Dunham speculates that millennials’ bigger annual charitable gifts could be correlated with their closer ties to houses of worship. “Generally, you’ll find that there is a correlation between frequency of attendance of religious services and giving,” he says.
Overlap and Divergence
Despite declining attendance of religious services by Gen X and boomers, places of worship still ranked among the top-three types of charities supported by each generation polled. However, giving to places of worship fell from 2016 to 2022 among millennial (-31 percent), Gen X (-41 percent), and boomers (-16 percent).
Millennial, Gen X, and boomer donors all also ranked faith-based organizations — which include international aid groups like Compassion International and World Vision — in their top-three cause areas. Millennials’ giving to these charities increased 130 percent, jumping from an average of $106 in 2016 to $243 in 2022. Gen X donors upped their giving to these causes by 51 percent — from $105 in 2016 to $159 in 2022 — and boomers gave 98 percent more. The oldest donors contributed an average of $155 a year to faith-based organizations in 2016 and $307 in 2022.

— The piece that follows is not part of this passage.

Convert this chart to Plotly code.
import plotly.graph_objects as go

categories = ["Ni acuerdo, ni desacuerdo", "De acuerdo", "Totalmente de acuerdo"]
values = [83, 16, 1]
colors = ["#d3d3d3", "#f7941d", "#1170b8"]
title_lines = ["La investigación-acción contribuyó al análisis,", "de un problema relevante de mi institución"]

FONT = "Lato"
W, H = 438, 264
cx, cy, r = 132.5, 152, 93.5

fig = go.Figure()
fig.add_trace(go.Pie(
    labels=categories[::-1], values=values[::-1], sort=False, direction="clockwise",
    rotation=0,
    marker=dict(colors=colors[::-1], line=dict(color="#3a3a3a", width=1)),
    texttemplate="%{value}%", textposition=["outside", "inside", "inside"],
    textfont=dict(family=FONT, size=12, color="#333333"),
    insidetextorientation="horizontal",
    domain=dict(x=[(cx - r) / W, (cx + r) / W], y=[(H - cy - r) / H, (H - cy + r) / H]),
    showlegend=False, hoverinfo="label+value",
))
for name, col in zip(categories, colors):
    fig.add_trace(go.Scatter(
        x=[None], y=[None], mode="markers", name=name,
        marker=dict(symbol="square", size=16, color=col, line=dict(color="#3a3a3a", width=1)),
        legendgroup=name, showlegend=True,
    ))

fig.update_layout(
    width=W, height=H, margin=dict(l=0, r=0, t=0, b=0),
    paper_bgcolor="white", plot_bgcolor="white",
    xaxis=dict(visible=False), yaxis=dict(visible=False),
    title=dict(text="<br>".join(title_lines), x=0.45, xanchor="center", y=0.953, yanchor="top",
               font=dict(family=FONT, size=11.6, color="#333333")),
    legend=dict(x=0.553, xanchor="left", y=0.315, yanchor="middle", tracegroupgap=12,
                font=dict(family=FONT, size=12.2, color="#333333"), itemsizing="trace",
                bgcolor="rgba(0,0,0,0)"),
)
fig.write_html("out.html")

Domestic health nonprofits were popular with Gen X and Gen Z donors. Millennials’ third-most-popular cause area was the nonprofit hospital — a type of charity that didn’t rank highly among these donors in 2016, according to Dunham.
Boomers alone gave enough to education causes to put those charities in their top three, even upping their giving to them by 52 percent. Dunham suspects this is a side effect of aging, that older donors are thinking more about leaving legacies at their alma maters.

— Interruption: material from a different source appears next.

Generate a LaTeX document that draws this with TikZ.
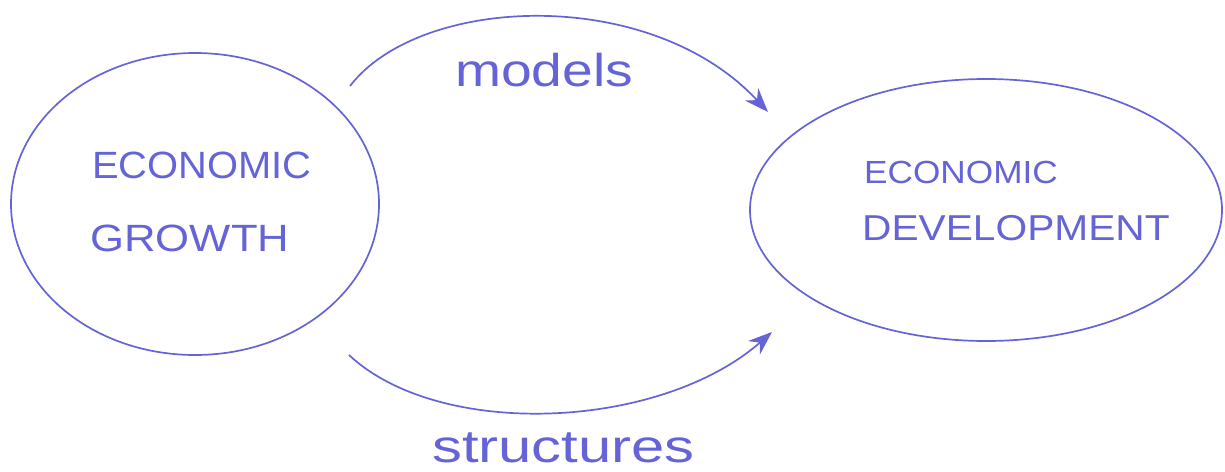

Gen Z donors were the only generation to favor environmental causes and to exclude faith-based organizations from their top cause areas. They weren’t polled in 2016, so the survey does not include year-over-year data on them.

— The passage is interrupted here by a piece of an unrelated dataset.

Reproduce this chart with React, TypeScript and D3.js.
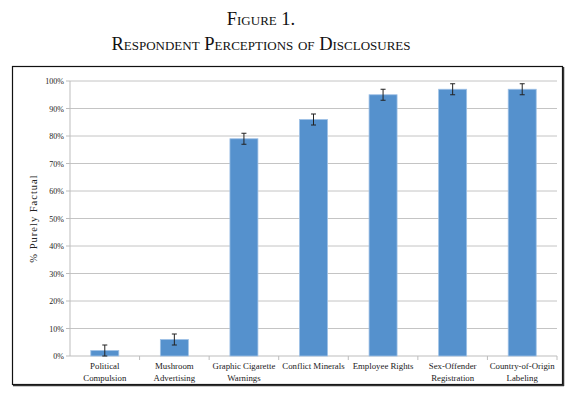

More donors are giving online through their smartphones or tablets. Gen Z were the most likely to do so, with 48 percent saying in 2022 that they reached a charity’s online donation form through their cell phones or tablets. Forty-seven percent of millennials said the same, an increase from 36 percent in 2016. Forty-one percent of Gen X used their phones or tablets to donate online in 2022, as did 27 percent of boomers — up from 26 percent and 15 percent, respectively, in 2016.
Outside of donations, the survey looked at general technology use. A majority of donors across generations say they use smartphones. Boomers are the only generation to still have a majority say they used a desktop computer in 2022, and even that share fell — from 63 percent in 2016 to 52 percent. Desktop usage hovered around 35 percent in 2022 for Gen Z, millennials, and Gen X.
With such high proportions of each generation using smartphones — including 87 percent of boomers in 2022 — nonprofits need to provide donors with email messages and donation forms that are easy to read and use on a phone. “Always design for mobile first,” Dunham advises.
Donors are also reaching charity’s websites on their smartphones through QR codes — a technology that Dunham says was “on the trash heap” before the pandemic began. However, QR codes’ popularity is concentrated among younger donors. Near equal shares — 47 percent and 46 percent — of Gen Z and millennials say they’ve visited a nonprofit’s website through a QR code. However, 26 percent of Gen X donors and just 6 percent of boomer donors said the same.
A majority of millennial, Gen X, and boomer donors have been making contributions to charities online since 2016. By 2022, online giving had increased by roughly 10 percentage points across the board — and millennials, Gen X, and boomers were making more online donations per year.
While the survey did not include 2016 data on the number of online gifts the youngest donors made in 2016, Gen Z posted the most online gifts in 2022: 11.4, on average. Millennials upped their annual number of online gifts from an average of 4.1 to 7.7, while Gen X donors increased theirs from 3.6 to 6.3, and boomers from 4 to 8.3.